La historia tiene mucho de verdad, de sucesos verdaderamente sucedidos. La obligación de cambiar los nombres es eso: una obra de bien que no le quita jugo a la historia.
Juancho, uno de los tres hijos de un importante personaje de Santa Fe, estudiaba en Rosario. Un día se sintió mal y mal y muy mal. Terribles jaquecas. La capacidad económica y los contactos hacen maravillas en la medicina.
La medicina, toda la medicina está en pañales todavía porque las cosas que hoy se experimentan con la química cerebral, con los estudios, aún con esa cosa indescifrable ppor completo, como las células placentarias, son cuestiones de novela y, de hecho, aquello pareció novelesco.
Hoy, en la segunda décvada del siglo XXI saber en que gen se encuentra la mínima parte que decide el color de ojos y penetrar y alterarla no parece que fuese posible. Ya se hace. O crecer desmesuradamente tocando un mini universo de la cadena helicoidal. Ya sucede.
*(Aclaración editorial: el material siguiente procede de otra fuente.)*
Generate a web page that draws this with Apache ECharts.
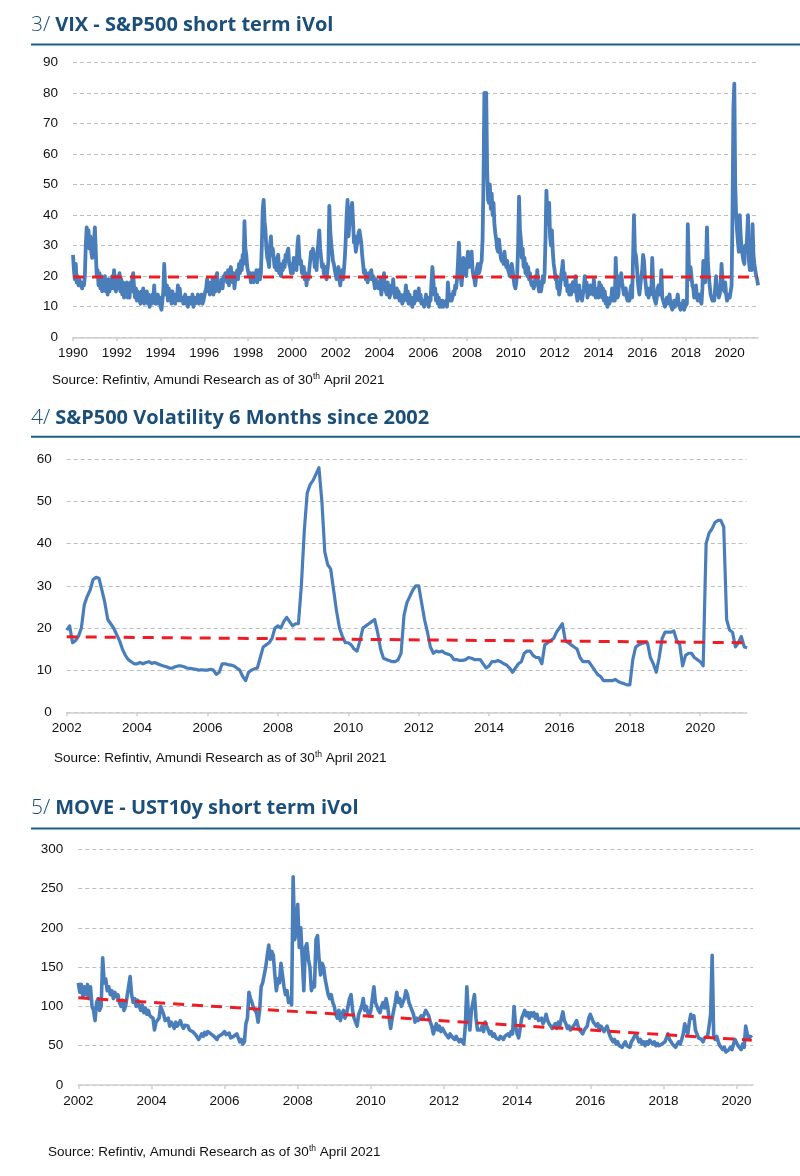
<!DOCTYPE html>
<html>
<head>
<meta charset="utf-8">
<script src="https://cdn.jsdelivr.net/npm/echarts@6/dist/echarts.min.js"></script>
<style>
html,body{margin:0;padding:0;background:#fff;}
#main{width:800px;height:1176px;}
</style>
</head>
<body>
<div id="main"></div>
<script>
// ---------- Chart 3/ VIX (semi-monthly, from Jan 1990) ----------
const vixStartYear = 1990;
const vixValues = [
  27,22,19,24,18,20,17,19,18,17,16,18,17,20,30,36,33,35,29,33,28,26,27,31, // 1990
  36,28,20,22,17,21,16,20,15,19,16,20,15,18,14,19,15,18,16,20,16,22,17,15, // 1991
  16,20,17,21,15,19,14,18,13,17,14,18,13,16,13,18,15,19,21,16,13,16,12,15, // 1992
  14,12,11,15,12,16,11,14,12,15,11,14,10,13,11,14,12,17,11,14,11,14,12,13, // 1993
  10,9,12,15,24,17,14,17,12,16,13,15,11,15,12,14,11,14,13,17,12,16,13,12,  // 1994
  13,11,12,14,11,13,10,13,11,13,11,14,10,13,11,13,12,14,11,13,12,14,11,12, // 1995
  12,15,16,19,15,18,14,17,15,19,14,18,15,20,21,16,15,17,16,19,16,20,19,21, // 1996
  20,18,22,17,21,23,20,18,21,16,19,20,22,19,24,21,25,22,27,24,38,29,27,23, // 1997
  23,20,21,18,19,21,18,20,19,22,18,21,22,19,21,30,42,45,38,35,29,26,25,23, // 1998
  30,33,27,29,26,23,25,22,26,27,21,24,20,23,22,25,23,27,25,28,29,24,23,21, // 1999
  24,21,26,23,25,22,30,33,27,24,25,21,21,23,19,21,17,20,19,22,25,28,26,29, // 2000
  27,23,26,22,28,31,35,29,26,23,24,21,20,23,19,22,25,43,35,31,28,25,24,22, // 2001
  22,19,21,23,19,17,20,22,19,22,26,32,40,45,33,37,38,42,44,38,31,33,28,30, // 2002
  31,34,35,33,31,27,24,21,22,19,20,18,21,19,20,22,19,20,18,16,19,17,18,16, // 2003
  16,19,14,17,18,21,16,15,14,18,15,13,14,17,15,19,15,13,14,16,13,15,12,14, // 2004
  13,11,12,14,13,17,12,15,11,14,11,13,10,13,11,15,12,14,13,16,12,14,11,12, // 2005
  12,10,12,14,11,13,10,13,12,18,23,19,14,16,12,14,11,13,10,12,10,12,10,11, // 2006
  11,12,10,18,14,12,14,12,13,15,14,17,16,19,24,31,25,20,17,21,26,22,24,20, // 2007
  25,28,23,24,26,28,22,20,19,17,20,23,24,21,22,24,25,32,50,80,60,80,55,45, // 2008
  44,50,42,47,40,44,37,34,32,29,28,32,29,26,25,27,24,28,25,23,25,22,22,20, // 2009
  20,24,22,19,17,16,18,21,30,46,35,32,26,29,23,26,21,24,20,23,19,21,18,17, // 2010
  18,16,17,20,18,22,17,15,18,15,17,20,18,21,32,48,40,37,44,33,30,35,28,24, // 2011
  22,19,20,16,17,14,16,20,22,25,19,21,17,19,15,17,14,17,14,17,18,15,16,20, // 2012
  14,12,13,17,13,15,12,14,16,20,16,18,13,15,14,17,15,17,14,19,15,13,13,16, // 2013
  13,18,14,17,13,16,12,15,11,13,10,12,11,13,12,16,12,14,12,26,16,13,14,20, // 2014
  17,21,18,16,14,15,16,13,12,14,12,15,17,13,13,40,28,27,24,19,16,14,17,20, // 2015
  22,27,25,20,17,14,15,13,16,14,15,26,18,13,12,11,13,16,17,14,15,22,13,12, // 2016
  12,10,11,13,11,13,14,11,11,9,10,12,10,11,12,14,11,10,9,11,10,12,9,10,   // 2017
  10,11,37,25,19,23,20,17,16,13,15,17,13,12,12,14,12,11,16,25,20,18,24,36, // 2018
  25,20,17,14,14,12,13,12,16,20,16,15,13,14,17,24,19,16,15,18,14,12,13,14, // 2019
  13,15,17,40,75,83,50,40,35,31,28,40,33,29,27,25,24,30,28,33,40,25,22,23, // 2020
  22,37,27,24,22,20,19,17                                                  // 2021 Jan-Apr
];
const vixAverage = 19.7;
const vixTicks = [1990,1992,1994,1996,1998,2000,2002,2004,2006,2008,2010,2012,2014,2016,2018,2020];

// ---------- Chart 4/ S&P500 6M volatility (monthly, from Jan 2002) ----------
const spxStartYear = 2002;
const spxValues = [
  19.5,20.5,16.5,17,18,20,25.5,27.5,29,31.5,32,31.8,       // 2002
  29,26,22,21,20,18.5,17,15,13.5,12.5,12,11.5,             // 2003
  11.5,11.8,11.5,11.8,12,11.6,11.8,11.5,11.2,11,10.8,10.5, // 2004
  10.5,10.8,11,11,10.8,10.5,10.4,10.3,10.2,10,10.1,10,     // 2005
  10,10.2,10,9,9.5,11.5,11.5,11.3,11.2,11,10.5,10,         // 2006
  8.5,7.5,9.5,10,10.3,10.5,13,15.5,16,16.5,17.5,20,        // 2007
  20.5,20,21.5,22.5,21.5,20.5,21,21,30,43,52,54,           // 2008
  55,56.5,58,50,38,35,34,29,24,20,18,16.5,                 // 2009
  16.5,16,15,14.5,17,20,20.5,21,21.5,22,19,15,             // 2010
  12.8,12.5,12.3,12,12,12.5,14,23,26,27.5,29,30,           // 2011
  30,26,22,19,15.5,14,14.5,14.3,14.5,14,13.8,13.5,         // 2012
  12.5,12.5,12.3,12.3,12.5,13,12.8,12.5,12.5,12.5,11.5,10.5, // 2013
  11,12,12,12.3,12,11.5,11.2,10.5,9.5,10.5,11.5,12,        // 2014
  14,14.5,14.5,13.5,13,13,11.5,16,16.5,17,17.5,19,         // 2015
  20,21,17,16.5,16,15.5,15,13,12,12,12,11,                 // 2016
  10,9,8.5,7.5,7.5,7.5,7.5,7.8,7.3,7,6.8,6.5,              // 2017
  6.5,12.5,15.5,16,16.3,16.5,16.5,13,11.5,9.5,13,17.5,     // 2018
  19,19,19,19.3,17,16,11,13.5,14,14,13,12.5,               // 2019
  12,11,40,42.5,43.5,45,45.5,45.5,44,22,19.5,19,           // 2020
  15.5,16.5,18,15.5,15.3                                   // 2021
];
const spxTrend = [17.9, 16.5];
const spxTicks = [2002,2004,2006,2008,2010,2012,2014,2016,2018,2020];

// ---------- Chart 5/ MOVE (semi-monthly, from Jan 2002) ----------
const moveStartYear = 2002;
const moveValues = [
  130,118,128,112,125,115,128,110,125,100,95,82,105,110,95,100,162,130,135,120,125,115,120,110, // 2002
  118,112,115,105,100,108,95,100,98,125,138,115,105,110,100,108,100,95,102,92,98,90,95,88,      // 2003
  90,85,70,80,78,85,100,95,90,82,80,85,75,80,77,72,80,75,78,82,76,72,76,74,                     // 2004
  75,70,72,68,70,64,62,58,60,65,62,67,64,68,66,65,67,62,60,58,62,60,64,62,                      // 2005
  68,64,62,66,60,58,62,60,65,60,55,58,52,55,78,85,118,110,105,98,100,92,80,95,                  // 2006
  125,130,140,150,165,178,160,170,165,140,120,135,130,155,140,125,115,120,105,110,102,265,185,195, // 2007
  230,175,200,160,120,175,180,160,150,120,130,125,185,190,160,140,155,150,135,125,115,110,115,105, // 2008
  100,90,85,95,82,90,95,85,90,100,110,115,95,85,80,75,90,95,100,110,95,100,92,88,               // 2009
  95,110,125,105,100,95,92,100,105,98,110,100,85,72,85,95,105,118,105,110,100,98,110,120,       // 2010
  115,105,100,95,90,80,85,82,80,88,85,90,95,97,88,80,75,65,72,78,70,75,68,72,                   // 2011
  70,65,66,60,65,62,60,58,62,58,55,58,55,52,75,125,90,70,95,105,115,85,70,68,                   // 2012
  70,75,68,80,75,70,65,68,62,65,60,62,58,62,60,58,62,60,65,62,68,65,100,75,                     // 2013
  65,60,60,85,90,95,88,92,85,92,88,92,85,90,82,80,85,78,82,90,82,78,75,72,                      // 2014
  75,78,72,80,75,85,93,82,78,72,75,70,72,75,78,82,75,70,68,65,70,68,75,85,                      // 2015
  90,85,80,82,75,78,70,75,72,68,70,75,68,62,58,55,58,52,55,50,52,48,52,55,                      // 2016
  50,52,48,55,58,62,65,60,55,58,52,55,50,55,52,57,55,52,55,50,53,50,48,52,                      // 2017
  50,55,60,65,58,55,52,50,48,52,55,52,58,65,78,70,65,80,90,85,88,70,65,60,                      // 2018
  62,58,55,60,58,62,75,90,165,62,58,62,55,50,52,45,48,42,40,45,48,45,52,58,                     // 2019
  60,50,48,45,52,48,75,65,58,62,60                                                             // 2020
];
const moveTrend = [111, 57];
const moveTicks = [2002,2004,2006,2008,2010,2012,2014,2016,2018,2020];

// ---------- build series data ----------
const toXY = (vals, start, perYear) => vals.map((v, i) => [start + i / perYear, v]);
const vixData = toXY(vixValues, vixStartYear, 24);
const spxData = toXY(spxValues, spxStartYear, 12);
const moveData = toXY(moveValues, moveStartYear, 24);
const lastX = d => d[d.length - 1][0];

const BLUE = '#4a7ebb';
const RED = '#ee1c25';
const TITLE = '#1b4f7a';
const axisFont = 'Liberation Sans, Arial, sans-serif';

function xAxis(grid, min, max, ticks) {
  return {
    gridIndex: grid, type: 'value', min: min, max: max, interval: 2,
    axisLine: { show: true, lineStyle: { color: '#d0d0d0', width: 1.5 } },
    axisTick: { show: true, length: 4, lineStyle: { color: '#d0d0d0', width: 1.5 }, customValues: ticks },
    axisLabel: { color: '#111', fontSize: 13.5, fontFamily: axisFont, margin: 9, customValues: ticks,
                 formatter: v => String(Math.round(v)) },
    splitLine: { show: false }
  };
}
function yAxis(grid, max, interval) {
  return {
    gridIndex: grid, type: 'value', min: 0, max: max, interval: interval,
    axisLine: { show: false }, axisTick: { show: false },
    axisLabel: { color: '#111', fontSize: 13.5, fontFamily: axisFont, margin: 15 },
    splitLine: { show: true, lineStyle: { color: '#bdbdbd', width: 1, type: [4, 3] } }
  };
}
function titleComp(num, text, top) {
  return {
    left: 31, top: top, padding: 0,
    text: '{n|' + num + '/} {b|' + text + '}',
    textStyle: {
      rich: {
        n: { fontFamily: 'Open Sans', fontWeight: 300, fontSize: 21, color: TITLE, lineHeight: 26 },
        b: { fontFamily: 'Open Sans', fontWeight: 'bold', fontSize: 20, color: TITLE, lineHeight: 26 }
      }
    }
  };
}
function sourceComp(left, top) {
  return {
    left: left, top: top, padding: 0,
    text: '{s|Source: Refintiv, Amundi Research as of 30}{t|th}{s| April 2021}',
    textStyle: {
      fontWeight: 'normal',
      rich: {
        s: { fontFamily: axisFont, fontWeight: 'normal', fontSize: 13.5, color: '#111', lineHeight: 16 },
        t: { fontFamily: axisFont, fontWeight: 'normal', fontSize: 8.5, color: '#111', lineHeight: 16, verticalAlign: 'top' }
      }
    }
  };
}
function rule(y) {
  return { type: 'rect', shape: { x: 31, y: y - 1, width: 769, height: 2 }, style: { fill: '#1f5c88' }, silent: true };
}

const chart = echarts.init(document.getElementById('main'), null, { renderer: 'canvas' });
chart.setOption({
  animation: false,
  backgroundColor: '#fff',
  title: [
    titleComp(3, 'VIX - S&P500 short term iVol', 12.5),
    titleComp(4, 'S&P500 Volatility 6 Months since 2002', 405),
    titleComp(5, 'MOVE - UST10y short term iVol', 795),
    sourceComp(52, 372),
    sourceComp(54, 750),
    sourceComp(48, 1144)
  ],
  graphic: [rule(44.5), rule(436.8), rule(828.5)],
  grid: [
    { left: 73, right: 42, top: 62.3, height: 275 },
    { left: 66.7, right: 53.3, top: 459.3, height: 253 },
    { left: 78.3, right: 47, top: 849.3, height: 235.7 }
  ],
  xAxis: [
    xAxis(0, 1990, 2021.29, vixTicks),
    xAxis(1, 2002, 2021.32, spxTicks),
    xAxis(2, 2002, 2020.45, moveTicks)
  ],
  yAxis: [yAxis(0, 90, 10), yAxis(1, 60, 10), yAxis(2, 300, 50)],
  series: [
    { type: 'line', xAxisIndex: 0, yAxisIndex: 0, data: vixData, showSymbol: false, symbol: 'none',
      lineStyle: { color: BLUE, width: 3.8, join: 'round' } },
    { type: 'line', xAxisIndex: 0, yAxisIndex: 0, symbol: 'none', z: 5,
      data: [[vixStartYear, vixAverage], [lastX(vixData), vixAverage]],
      lineStyle: { color: RED, width: 3, type: [11, 8] } },
    { type: 'line', xAxisIndex: 1, yAxisIndex: 1, data: spxData, showSymbol: false, symbol: 'none',
      lineStyle: { color: BLUE, width: 3.2, join: 'round' } },
    { type: 'line', xAxisIndex: 1, yAxisIndex: 1, symbol: 'none', z: 5,
      data: [[spxStartYear, spxTrend[0]], [lastX(spxData), spxTrend[1]]],
      lineStyle: { color: RED, width: 3, type: [11, 8] } },
    { type: 'line', xAxisIndex: 2, yAxisIndex: 2, data: moveData, showSymbol: false, symbol: 'none',
      lineStyle: { color: BLUE, width: 3.6, join: 'round' } },
    { type: 'line', xAxisIndex: 2, yAxisIndex: 2, symbol: 'none', z: 5,
      data: [[moveStartYear, moveTrend[0]], [lastX(moveData), moveTrend[1]]],
      lineStyle: { color: RED, width: 3, type: [11, 8] } }
  ]
});
</script>
</body>
</html>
Dice Gabriel Celaya: “cuando ya nada se espera personalmente exaltante…” hablaba de poesía. La ciencia está en un sitio que nadie termina de puntualizar y, por las dudas, han fijado que el 20 -20 será la fecha de los cambios mas notorios, mas visibles, mas exaltantes, como no pensaba el poeta que alguna vez sucediese. En la ciencia nada es definitivo y acaso ese sea el punto mas fácil de entender: la ciencia es falible, el error es el que permite avanzar. De allí que el dogma no es ciencia.
Juancho tenía un raro tumor que terminaba alterando el comportamiento. Un poco bien, un poco mal, otro poco muy mal. No le quitaba simpatía. Parecía, salvando las distancias, lo que decía el personaje del Increíble Hulk. “Créame, soy otro cuando me enojo”. O aquello de Jekyll y Hyde.
Juancho y su tumor eran un valor consagrado en la barra que compartíamos. No le quitaba capacidad de estudio, le quitaba autonomía de vuelo. Afligía a la familia Solo por las calles era capaz de cualquier mentira, de cualquier insulto. Se reía, pero ni siquiera era placer, era impulso. A veces.
No era peligroso cruzarlo por las calles rosarigasinas, le gustaba caminar, como para bajar impulsos, cansarse y dormir. No era peligroso encontrarlo, el peligro era hacerle caso. Bueno desde lejos.
Cuando releía trozos de “Alguien voló sobre el nido del cuclillo” y veía esa cara de Jack Nicholson veía un poco a Juancho. Un poco. No eran parecidos, solo el brillo en los ojos en determinados momentos. Ese brillo que tiraba el impulso.
Juancho era bueno, una crianza de gran familia con destino, de natural condescendiente hasta que en algún momento, de algún modo que ahora acaso sería fácil de resolver, pero entonces no, fatalmente se encabritaba su cerebro y hacía cosas impensadas.
Juancho era alto y bien parecido. Tomaba bebidas sin alcohol y fumaba muy poco. Estaba siempre bien vestido y sonreía. Su simpatía era la de su familia. Toda buena gente, quiero decir: incorporados claramente a la sociedad. Profesionales. Una familia afligida que cuidaba a este hijo, su problema, su tumor, su vida diferente.
Sobre Calle Sarmiento y sobre calle Mitre estaba, aún estaba el mercado que luego trasladasen a las afueras. Un verdulero azotaba al caballo de su carro, muy cargado, camino al barrio donde vendería frutas y verduras. Un poco italiano para hablar. Cuando vió tantos latigazos al caballo Juancho sintió el impulso y se arrimó, retando al hombre por su brutalidad. A los animales hay que hablarles. Tranquilo amigo. Se arrimó al caballo, le acaricio el pescuezo y le habló al oído. De repente, de un modo inatajable, el caballo se alzó sobre sus patas traseras, sacudió la cabeza, mordió el freno y salió disparado desparramando verduras y sin que nadie pudiese frenarlo… “ ma, che cosa a fatto, que le ha dicho…” repetía y repetía el verdulero. Desconcertado, desesperado: que le dijo al caballo. Juancho se abría de manos y no decía nada y nada dijo. Todos salieron corriendo para atajar, después de un vuelco y una encerrona, al caballo y el carro, evitándose una catástrofe por calle mitre rumbo a Pellegrini.
Juancho sonrió y prendió un cigarrillo. El anterior estaba quemándose dentro de la oreja del caballo. De tanto sacudir, cuando cayó sobre ese lado de su cuerpo solo, sin esfuerzo, el pucho salió de la oreja.
A veces sonrío cuando me dicen, ante un chico rebelde, háblele usted, que es un hombre experimentado. Hay personas que no se, no se si no se merecen… pero no. Esas dotes de persuasión solo Juancho. No hubo otro. Menos mal.